Legal scholar Ted Smedley dies; Vanderbilt professor created ‘professional responsibility’ focus at Law School

Emeritus Vanderbilt Law Professor Theodore (Ted) Smedley, who helped define law education at Vanderbilt and who thrust the law school onto the national scene, died of a heart attack June 15. He was 94.

Smedley joined the law school’s faculty in 1957 and retired in 1978. He continued to teach classes throughout the 1980s.

“Ted was a path-breaking scholar and a gentle and kind mentor and colleague. He was indefatigable in the law professor’s quest for equality and justice,” Nicholas S. Zeppos, provost and vice chancellor for academic affairs, said. “His work made our society more just, and his legacy will be a reminder of our nation’s progress but also our compelling need to continue his work.”

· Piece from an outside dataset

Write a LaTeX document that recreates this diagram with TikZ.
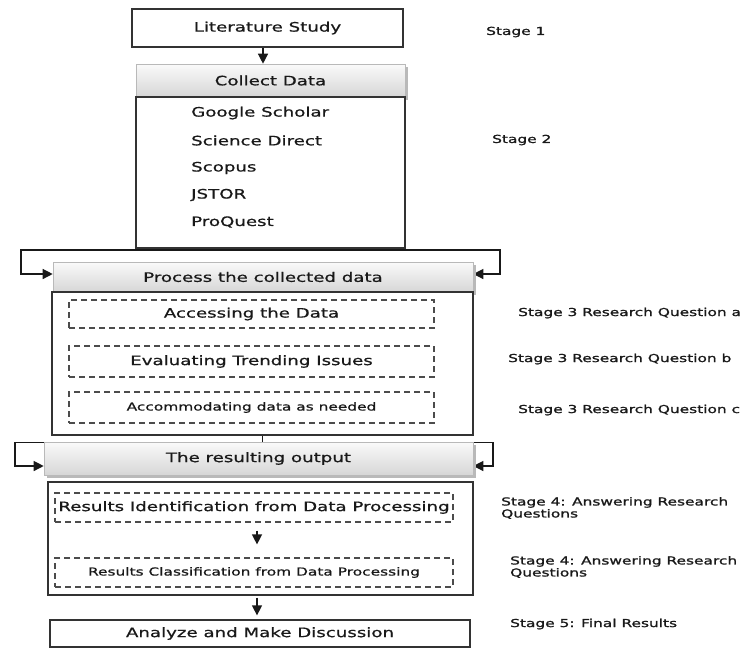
\documentclass[tikz,border=0pt]{standalone}
\usepackage{fontspec}
\setmainfont[FakeStretch=1.4,FakeBold=0.7]{DejaVu Sans}
\newfontfamily\stagefont[FakeStretch=1.4,FakeBold=1.2]{DejaVu Sans}
\usetikzlibrary{arrows.meta,shadows,backgrounds}
\newcommand\fsz[1]{\fontsize{#1}{12}\selectfont}
\tikzset{
 every node/.style={text=black!90, inner sep=0pt},
 box/.style={draw=black!80, line width=1.3pt, fill=white},
 head/.style={draw=gray!55, line width=0.6pt, top color=gray!4, bottom color=gray!32,
   drop shadow={shadow xshift=2.5pt, shadow yshift=-2.5pt, fill=gray!55, opacity=1}},
 dbox/.style={draw=black!70, line width=1.2pt, dash pattern=on 6pt off 4pt},
 arr/.style={line width=1.3pt, draw=black!90, -{Triangle[width=10pt,length=10pt]}},
 stage/.style={anchor=west, font=\stagefont\fsz{11}, align=left},
 big/.style={font=\fsz{13}},
 small/.style={font=\fsz{11}},
 item/.style={anchor=west, font=\fsz{13}},
}
\begin{document}
\begin{tikzpicture}[x=1pt,y=-1pt]
\useasboundingbox (0,0) rectangle (746,649);
% stage 1-2
\node[box, big, minimum width=271, minimum height=38] (lit) at (267.5,28) {Literature Study};
\node[head, big, minimum width=269, minimum height=33] (colh) at (270.5,80.5) {Collect Data};
\node[box, minimum width=269, minimum height=151] (colb) at (270.5,172.5) {};
\node[item] (g1) at (191,113) {Google Scholar};
\node[item] (g2) at (191,140.5) {Science Direct};
\node[item] (g3) at (191,168) {Scopus};
\node[item] (g4) at (191,195) {JSTOR};
\node[item] (g5) at (191,222) {ProQuest};
% stage 3
\node[head, big, minimum width=420, minimum height=30] (proch) at (263,277) {Process the collected data};
\node[box, minimum width=421, minimum height=143] (procb) at (262.5,363.5) {};
\node[dbox, big, minimum width=365, minimum height=28] (p1) at (251.5,314) {Accessing the Data};
\node[dbox, big, minimum width=365, minimum height=31] (p2) at (251.5,361.5) {Evaluating Trending Issues};
\node[dbox, small, minimum width=365, minimum height=31] (p3) at (251.5,407.5) {Accommodating data as needed};
% stage 4
\node[head, big, minimum width=429, minimum height=33] (resh) at (258.5,458.5) {The resulting output};
\node[box, minimum width=425, minimum height=113] (resb) at (260.5,538.5) {};
\node[dbox, big, minimum width=398, minimum height=29] (r1) at (254,507.5) {Results Identification from Data Processing};
\node[dbox, small, minimum width=398, minimum height=29] (r2) at (254,572.5) {Results Classification from Data Processing};
% stage 5
\node[box, big, minimum width=420, minimum height=27] (ana) at (260,633.5) {Analyze and Make Discussion};
% stage labels
\node[stage] (s1) at (486,32) {Stage 1};
\node[stage] (s2) at (492,140) {Stage 2};
\node[stage] (s3a) at (518,313) {Stage 3 Research Question a};
\node[stage] (s3b) at (508,359) {Stage 3 Research Question b};
\node[stage] (s3c) at (518,410) {Stage 3 Research Question c};
\node[stage] (s4a) at (501,508) {Stage 4: Answering Research\\Questions};
\node[stage] (s4b) at (510,567) {Stage 4: Answering Research\\Questions};
\node[stage] (s5) at (510,624) {Stage 5: Final Results};
% helper coordinates
\coordinate (la) at (21,250);
\coordinate (ra) at (500,250);
\coordinate (ya) at (0,274);
\coordinate (lb) at (15,442.5);
\coordinate (rb) at (493,442.5);
\coordinate (yb) at (0,466);
\begin{pgfonlayer}{background}
\draw[arr] (lit.south -| 263,0) -- (colh.north -| 263,0);
\draw[arr] (colb.south) |- (la) |- (proch.west |- ya);
\draw[arr] (colb.south) |- (ra) |- (proch.east |- ya);
\draw[arr] (procb.south) |- (lb) |- (resh.west |- yb);
\draw[arr] (procb.south) |- (rb) |- (resh.east |- yb);
\end{pgfonlayer}
\draw[arr, shorten <=8pt, shorten >=13pt] (r1.south -| 257,0) -- (r2.north -| 257,0);
\draw[arr, shorten <=2pt, shorten >=4pt] (resb.south -| 257,0) -- (ana.north -| 257,0);
\end{tikzpicture}
\end{document}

“Ted was one of five faculty members who constituted the heart and soul of the school for a 20-year period,” Don Welch, associate dean for administration and professor of law and religion, said. “He was the prime proponent of what was called ‘the Vanderbilt method,’ the pervasive teaching of professional responsibility throughout the curriculum.”

At Vanderbilt, Smedley served as director of the Race Relations Law Reporter from 1959 to 1968 and as editor of the Race Relations Law Index from 1973 to 1974. The Reporter was established at the university in 1956 with a Ford Foundation grant to completely and objectively present the primary legal materials of the time dealing with the subject of race. It was a unique publication, printing statutes, court decisions, administrative rulings and other legal developments on the federal, state and local level. It began when there were no commercial reporting services in the field, and catapulted Vanderbilt Law School onto the national scene. At one time the Reporter had a circulation of over 6,000, second only to Harvard Law Review among legal publications.

The foundation discontinued its funding for the Reporter in 1968, but it later provided three additional years of funding for the more limited Race Relations Law Survey, which ended in 1972.

At Vanderbilt, Smedley taught security transactions, damages, civil rights law and “Profession of Law,” a couse co-taught with other faculty that addressed professional and public responsibilities.

Smedley earned his bachelor’s degree from Illinois College in 1935 and his law degree at Northwestern University in 1938. He served in the U.S. Navy from 1943 to 1946 in air combat intelligence.

In addition to Vanderbilt, Smedley also taught at Washington and Lee University, where he served as faculty editor of the Washington and Lee Law Review, and at the University of Wyoming and Hastings College of Law.

A memorial service will be held Saturday, June 23, at Belle Meade United Methodist Church in Nashville. Visitation with the family is at 11 a.m., with the service at 1 p.m.